INSTRUCTION: Retyping should cover only the lines from the one containing "Emit a standalone" through the final line of the records, with pictures omitted.

[Code that draws figures]
>> start
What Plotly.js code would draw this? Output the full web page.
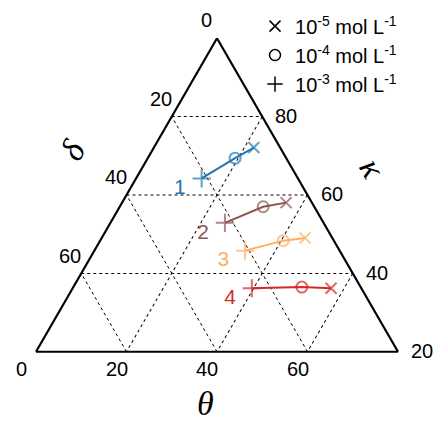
<!DOCTYPE html>
<html><head><meta charset="utf-8">
<script src="https://cdn.plot.ly/plotly-3.0.1.min.js"></script>
<style>html,body{margin:0;padding:0;background:#fff}</style>
</head><body><div id="chart" style="width:437px;height:421px"></div>
<script>
// ternary values: kappa (top corner), delta (left axis), theta (bottom axis)
const seriesLabels = ['1', '2', '3', '4'];
const seriesColors = ['#1f77b4', '#8c564b', '#fdae61', '#d62728'];
// point order in each series: 1e-3 (+), 1e-4 (o), 1e-5 (x)
const kappa = [[64.3, 69.4, 72.1], [52.9, 57.0, 58.0], [45.8, 48.4, 49.0], [36.2, 36.5, 36.2]];
const delta = [[21.3, 11.3, 5.8], [21.8, 11.3, 5.7], [20.9, 11.2, 6.0], [24.2, 13.0, 6.7]];
const theta = [[14.5, 19.3, 22.1], [25.3, 31.7, 36.2], [33.3, 40.5, 44.9], [39.6, 50.5, 57.1]];
const pointSymbols = ['cross-thin-open', 'circle-open', 'x-thin-open'];
const concNames = ['10<sup>-5</sup> mol L<sup>-1</sup>', '10<sup>-4</sup> mol L<sup>-1</sup>', '10<sup>-3</sup> mol L<sup>-1</sup>'];
const concSymbols = ['x-thin-open', 'circle-open', 'cross-thin-open'];
// axis ticks
const deltaTicks = [0, 20, 40, 60];
const thetaTicks = [0, 20, 40, 60];
const kappaTicks = [80, 60, 40, 20];
const SUM = 100, KMIN = 20;

const font = 'Liberation Sans, Arial, sans-serif';
const serif = 'Liberation Serif, Times New Roman, serif';
const traces = [];
seriesLabels.forEach((lab, i) => {
  traces.push({
    type: 'scatterternary',
    mode: 'lines+markers',
    a: kappa[i], b: delta[i], c: theta[i],
    line: {color: seriesColors[i], width: 2},
    marker: {symbol: pointSymbols, size: [13, 11, 11], color: seriesColors[i],
             line: {color: seriesColors[i], width: 2}},
    showlegend: false, cliponaxis: false, hoverinfo: 'skip'
  });
  // series number next to the 1e-3 point
  traces.push({
    type: 'scatterternary',
    mode: 'text',
    a: [kappa[i][0]], b: [delta[i][0]], c: [theta[i][0]],
    text: [lab + '\u00a0\u00a0\u2009'],
    textposition: 'bottom left',
    textfont: {family: font, size: 21, color: seriesColors[i]},
    showlegend: false, cliponaxis: false, hoverinfo: 'skip'
  });
});
concNames.forEach((nm, j) => {
  traces.push({
    type: 'scatterternary', mode: 'markers', a: [null], b: [null], c: [null],
    name: nm, hoverinfo: 'skip',
    marker: {symbol: concSymbols[j], size: 11, color: 'black', line: {color: 'black', width: 1.5}}
  });
});

// ternary (kappa, theta) -> paper coordinates of the triangle
function t2p(k, t) {
  const kp = (k - KMIN) / (SUM - KMIN), tp = t / (SUM - KMIN);
  return {x: tp + 0.5 * kp, y: kp};
}
const tickFont = {family: font, size: 20, color: 'black'};
const ann = [];
deltaTicks.forEach(d => { const p = t2p(SUM - d, 0);
  ann.push({xref: 'paper', yref: 'paper', x: p.x, y: p.y, text: String(d), showarrow: false,
    xanchor: 'center', yanchor: 'middle', xshift: -11, yshift: 18, font: tickFont}); });
thetaTicks.forEach(t => { const p = t2p(KMIN, t);
  ann.push({xref: 'paper', yref: 'paper', x: p.x, y: p.y, text: String(t), showarrow: false,
    xanchor: 'center', yanchor: 'middle', xshift: t === 0 ? -15 : -10, yshift: -17, font: tickFont}); });
kappaTicks.forEach(k => { const p = t2p(k, SUM - k);
  ann.push({xref: 'paper', yref: 'paper', x: p.x, y: p.y, text: String(k), showarrow: false,
    xanchor: 'center', yanchor: 'middle', xshift: 24, yshift: 1, font: tickFont}); });
const titleFont = {family: serif, size: 34, color: 'black', style: 'italic'};
ann.push({xref: 'paper', yref: 'paper', x: 0.467, y: -0.165, text: '\u03b8', showarrow: false,
  xanchor: 'center', yanchor: 'middle', font: titleFont});
ann.push({xref: 'paper', yref: 'paper', x: 0.102, y: 0.645, text: '\u03b4', showarrow: false, textangle: -60,
  xanchor: 'center', yanchor: 'middle', font: titleFont});
ann.push({xref: 'paper', yref: 'paper', x: 0.93, y: 0.585, text: '\u03ba', showarrow: false, textangle: 60,
  xanchor: 'center', yanchor: 'middle', font: titleFont});

const axBase = {
  showline: true, linecolor: 'black', linewidth: 2.2,
  showgrid: true, gridcolor: 'black', gridwidth: 1, griddash: 'dot',
  ticks: '', tickmode: 'array', showticklabels: false,
  title: {text: ''}
};
const layout = {
  width: 437, height: 421,
  margin: {l: 36, r: 39, t: 38, b: 69, autoexpand: false},
  paper_bgcolor: 'white',
  font: {family: font, color: 'black'},
  showlegend: true,
  legend: {x: 0.605, y: 1.10, xanchor: 'left', yanchor: 'top', bgcolor: 'rgba(0,0,0,0)',
           font: {family: font, size: 20, color: 'black'}, itemwidth: 30},
  ternary: {
    sum: SUM, bgcolor: 'white',
    aaxis: Object.assign({}, axBase, {min: KMIN, tickvals: deltaTicks.map(d => SUM - d)}),
    baxis: Object.assign({}, axBase, {min: 0, tickvals: thetaTicks.map(t => SUM - KMIN - t)}),
    caxis: Object.assign({}, axBase, {min: 0, tickvals: kappaTicks.map(k => SUM - k)})
  },
  annotations: ann
};
Plotly.newPlot('chart', traces, layout, {displayModeBar: false, staticPlot: true});
</script></body></html>
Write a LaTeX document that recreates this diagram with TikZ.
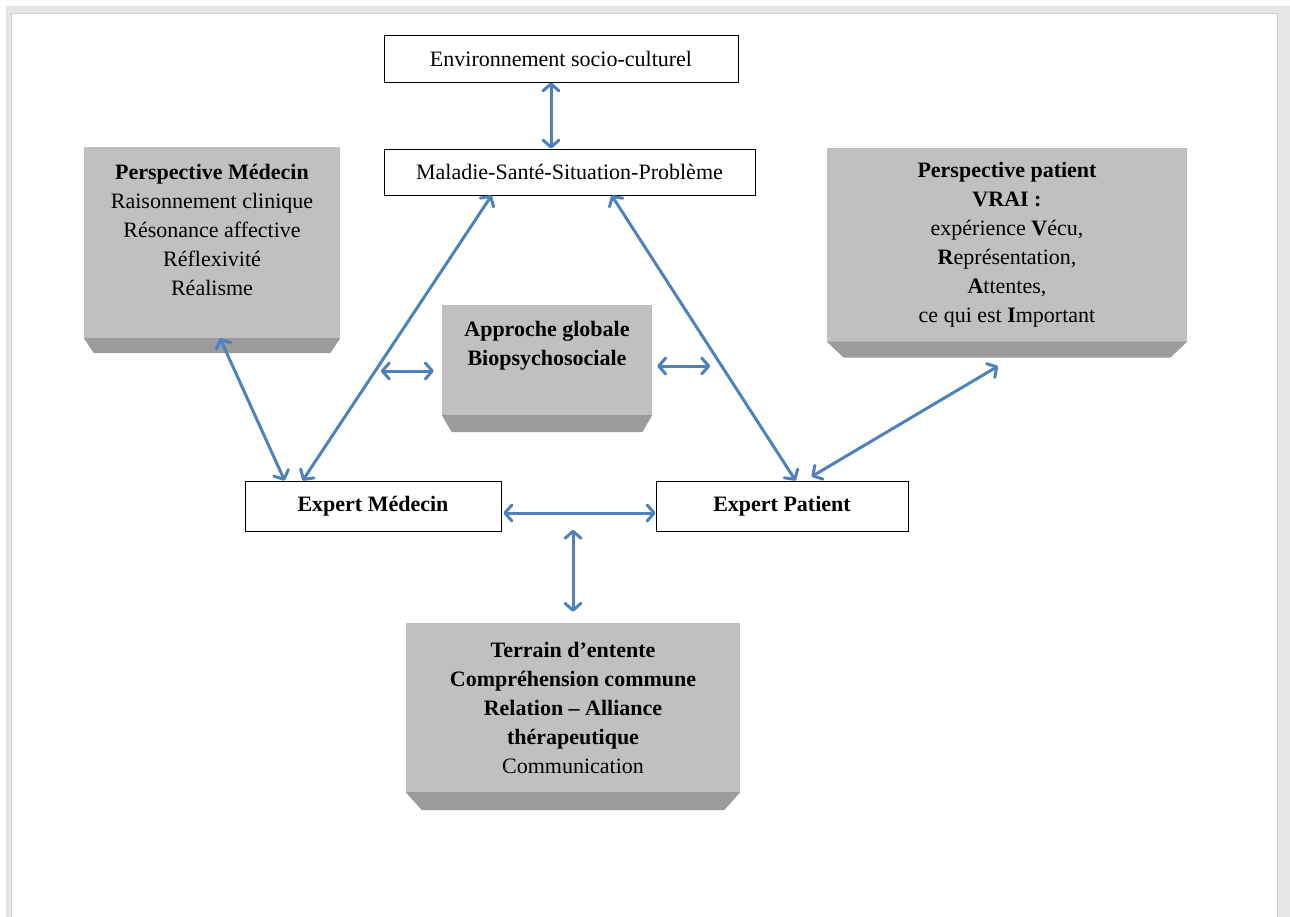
\documentclass[tikz,border=0pt]{standalone}
\usepackage{fontspec}
\setmainfont{Liberation Serif}
\usepackage{tikz}
\usetikzlibrary{arrows.meta}
\definecolor{arrowblue}{RGB}{79,129,189}
\definecolor{facegray}{RGB}{192,192,192}
\definecolor{bevelgray}{RGB}{155,155,155}
\definecolor{pagegray}{RGB}{230,230,230}
\definecolor{edgegray}{RGB}{208,208,208}
\tikzstyle{rec} = [rectangle, draw=black, line width=0.8pt, fill=white, text centered, font=\fontsize{22}{29}\selectfont]
\tikzstyle{shade} = [rectangle, fill=facegray, inner sep=0pt, align=center, font=\fontsize{22}{29}\selectfont]
\tikzstyle{darrow} = [draw=arrowblue, line width=3pt, <->, >={Straight Barb[length=7pt,width=16pt,round]}]
\newcommand{\lift}[1]{\rule[-#1]{0pt}{0pt}}

\begin{document}
\begin{tikzpicture}[x=1pt, y=-1pt]
    \useasboundingbox (0,0) rectangle (1290,917);
    % page frame
    \fill[pagegray] (6,6) rectangle (1290,917);
    \fill[white] (12,14) rectangle (1277,917);
    \draw[edgegray, line width=1pt] (11.5,917) -- (11.5,13.5) -- (1277.5,13.5) -- (1277.5,917);

    \node (env) [rec, minimum width=354pt, minimum height=47pt] at (561,58.5) {Environnement socio-culturel};
    \node (mal) [rec, minimum width=371pt, minimum height=46pt] at (569.5,172) {Maladie-Santé-Situation-Problème};
    \node (expmed) [rec, minimum width=256pt, minimum height=50pt] at (373,506) {\textbf{Expert Médecin}};
    \node (exppat) [rec, minimum width=252pt, minimum height=50pt] at (782,506) {\textbf{Expert Patient}};

    \node (persmed) [shade, minimum width=256pt, minimum height=191pt] at (212,242.5)
        {\textbf{Perspective Médecin}\\ Raisonnement clinique\\ Résonance affective\\ Réflexivité\\ Réalisme\lift{26pt}};
    \node (approche) [shade, minimum width=210pt, minimum height=110pt] at (547,360)
        {\textbf{Approche globale}\\ \textbf{Biopsychosociale}\lift{33pt}};
    \node (perspat) [shade, minimum width=360pt, minimum height=193pt] at (1007,245)
        {\textbf{Perspective patient}\\ \textbf{VRAI :}\\ expérience \textbf{V}écu,\\ \textbf{R}eprésentation,\\ \textbf{A}ttentes,\\ ce qui est \textbf{I}mportant};
    \node (terrain) [shade, minimum width=334pt, minimum height=169pt] at (573,707.5)
        {\textbf{Terrain d’entente}\\ \textbf{Compréhension commune}\\ \textbf{Relation – Alliance}\\ \textbf{thérapeutique}\\ Communication};

    % bevels under the grey boxes
    \foreach \n/\d/\i in {persmed/15/10, approche/17/10, perspat/16/17, terrain/18/16}
        \fill[bevelgray] (\n.south west) -- (\n.south east) -- ([xshift=-\i, yshift=-\d]\n.south east) -- ([xshift=\i, yshift=-\d]\n.south west) -- cycle;

    \draw [darrow] ([xshift=-10pt]env.south) -- ([xshift=-18.5pt]mal.north);
    \draw [darrow] ([xshift=108pt]mal.south west) -- ([xshift=58pt]expmed.north west);
    \draw [darrow] ([xshift=228pt]mal.south west) -- ([xshift=140pt]exppat.north west);
    \draw [darrow] ([xshift=8pt]persmed.south) -- ([xshift=40pt]expmed.north west);
    \draw [darrow] ([xshift=-9pt,yshift=-24.5pt]perspat.south) -- ([xshift=156pt,yshift=4pt]exppat.north west);
    \draw [darrow] ([xshift=-61pt,yshift=-11pt]approche.west) -- ([xshift=-8pt,yshift=-11pt]approche.west);
    \draw [darrow] ([xshift=5pt,yshift=-6pt]approche.east) -- ([xshift=58pt,yshift=-6pt]approche.east);
    \draw [darrow] ([xshift=2pt,yshift=-7pt]expmed.east) -- ([yshift=-7pt]exppat.west);
    \draw [darrow] ([yshift=93pt]terrain.north) -- ([yshift=11pt]terrain.north);
\end{tikzpicture}
\end{document}
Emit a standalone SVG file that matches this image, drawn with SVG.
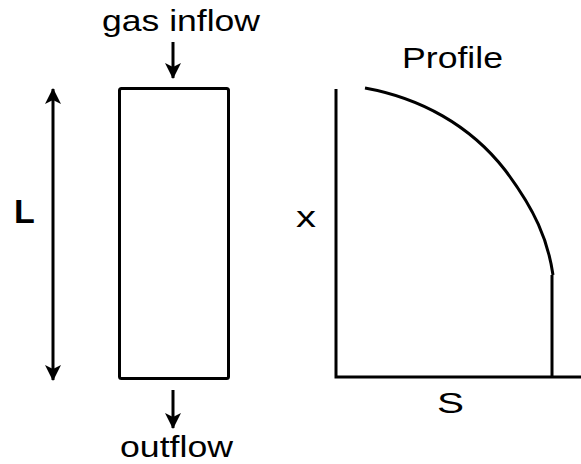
<svg xmlns="http://www.w3.org/2000/svg" width="581" height="464" viewBox="0 0 581 464">
<style>
.t{font-family:"Liberation Sans",Arial,sans-serif;font-size:29px;fill:#000}
.ln{stroke:#000;stroke-width:3;fill:none}
</style>
<defs>
<marker id="ah" viewBox="0 0 16 16" refX="15" refY="8" markerWidth="16" markerHeight="16" markerUnits="userSpaceOnUse" orient="auto">
<path d="M0,0 L16,8 L0,16 L4,8 Z" fill="#000"/>
</marker>
</defs>
<rect width="581" height="464" fill="#fff"/>
<g id="labels">
<text class="t" x="102" y="31" textLength="158" lengthAdjust="spacingAndGlyphs">gas inflow</text>
<text class="t" x="120" y="457" textLength="113" lengthAdjust="spacingAndGlyphs">outflow</text>
<text class="t" x="402" y="68" textLength="101" lengthAdjust="spacingAndGlyphs">Profile</text>
<text class="t" x="296" y="227" textLength="20" lengthAdjust="spacingAndGlyphs">x</text>
<text class="t" x="437" y="413" textLength="27" lengthAdjust="spacingAndGlyphs">S</text>
<text x="14" y="223" style="font-family:'Liberation Sans',Arial,sans-serif;font-size:34px;font-weight:bold">L</text>
</g>
<g id="column">
<rect class="ln" x="119.5" y="88.5" width="109" height="290" rx="2"/>
</g>
<g id="connectors">
<line class="ln" x1="173" y1="42" x2="173" y2="78" marker-end="url(#ah)"/>
<line class="ln" x1="173" y1="390" x2="173" y2="428" marker-end="url(#ah)"/>
<line class="ln" x1="53" y1="234" x2="53" y2="89" marker-end="url(#ah)"/>
<line class="ln" x1="53" y1="234" x2="53" y2="380" marker-end="url(#ah)"/>
</g>
<g id="plot">
<path class="ln" d="M336,89 V377 H581"/>
<path class="ln" d="M552,377 V275"/>
<path class="ln" d="M365,88 C420,98 470,125 505,170 C535,210 548,240 553,275"/>
</g>
</svg>
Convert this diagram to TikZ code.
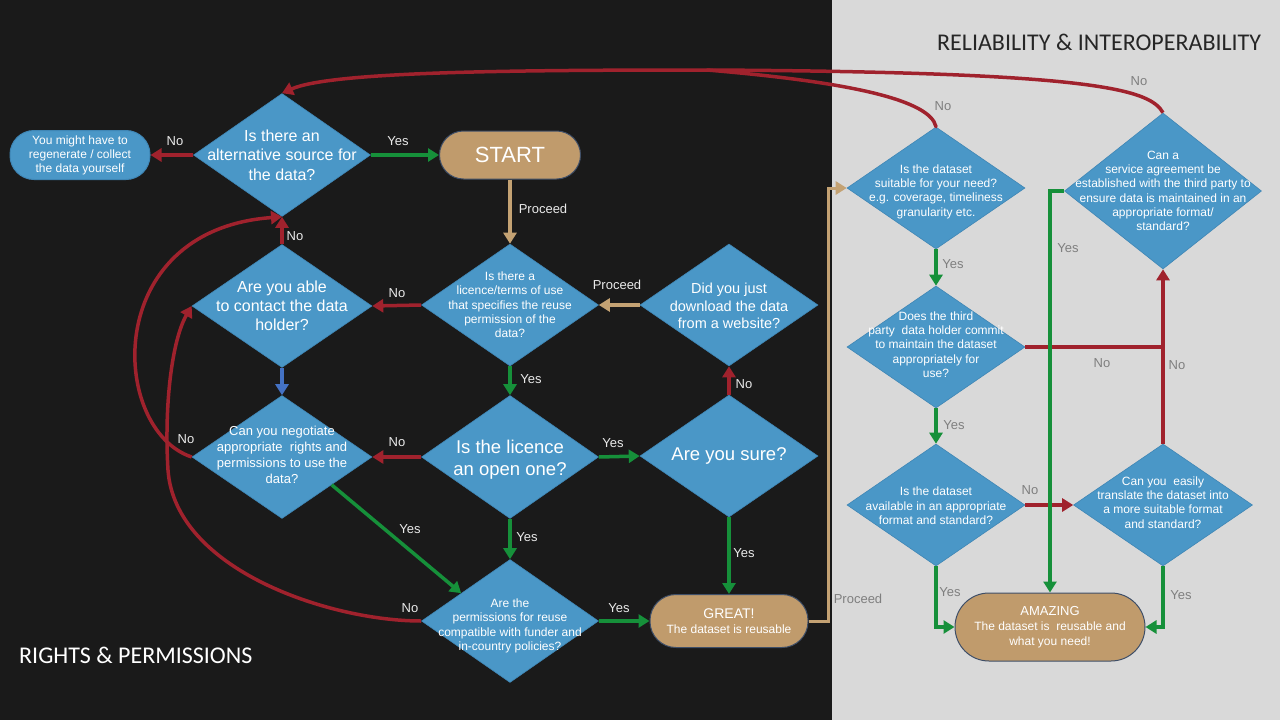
>> end
WRITTEN ANSWER:
Emit a standalone SVG file that matches this image, drawn with SVG.
<svg xmlns="http://www.w3.org/2000/svg" width="581" height="464" viewBox="0 0 581 464">
<style>
.t{font-family:"Liberation Sans",Arial,sans-serif;font-size:29px;fill:#000}
.ln{stroke:#000;stroke-width:3;fill:none}
</style>
<defs>
<marker id="ah" viewBox="0 0 16 16" refX="15" refY="8" markerWidth="16" markerHeight="16" markerUnits="userSpaceOnUse" orient="auto">
<path d="M0,0 L16,8 L0,16 L4,8 Z" fill="#000"/>
</marker>
</defs>
<rect width="581" height="464" fill="#fff"/>
<g id="labels">
<text class="t" x="102" y="31" textLength="158" lengthAdjust="spacingAndGlyphs">gas inflow</text>
<text class="t" x="120" y="457" textLength="113" lengthAdjust="spacingAndGlyphs">outflow</text>
<text class="t" x="402" y="68" textLength="101" lengthAdjust="spacingAndGlyphs">Profile</text>
<text class="t" x="296" y="227" textLength="20" lengthAdjust="spacingAndGlyphs">x</text>
<text class="t" x="437" y="413" textLength="27" lengthAdjust="spacingAndGlyphs">S</text>
<text x="14" y="223" style="font-family:'Liberation Sans',Arial,sans-serif;font-size:34px;font-weight:bold">L</text>
</g>
<g id="column">
<rect class="ln" x="119.5" y="88.5" width="109" height="290" rx="2"/>
</g>
<g id="connectors">
<line class="ln" x1="173" y1="42" x2="173" y2="78" marker-end="url(#ah)"/>
<line class="ln" x1="173" y1="390" x2="173" y2="428" marker-end="url(#ah)"/>
<line class="ln" x1="53" y1="234" x2="53" y2="89" marker-end="url(#ah)"/>
<line class="ln" x1="53" y1="234" x2="53" y2="380" marker-end="url(#ah)"/>
</g>
<g id="plot">
<path class="ln" d="M336,89 V377 H581"/>
<path class="ln" d="M552,377 V275"/>
<path class="ln" d="M365,88 C420,98 470,125 505,170 C535,210 548,240 553,275"/>
</g>
</svg>
Convert this diagram to TikZ code.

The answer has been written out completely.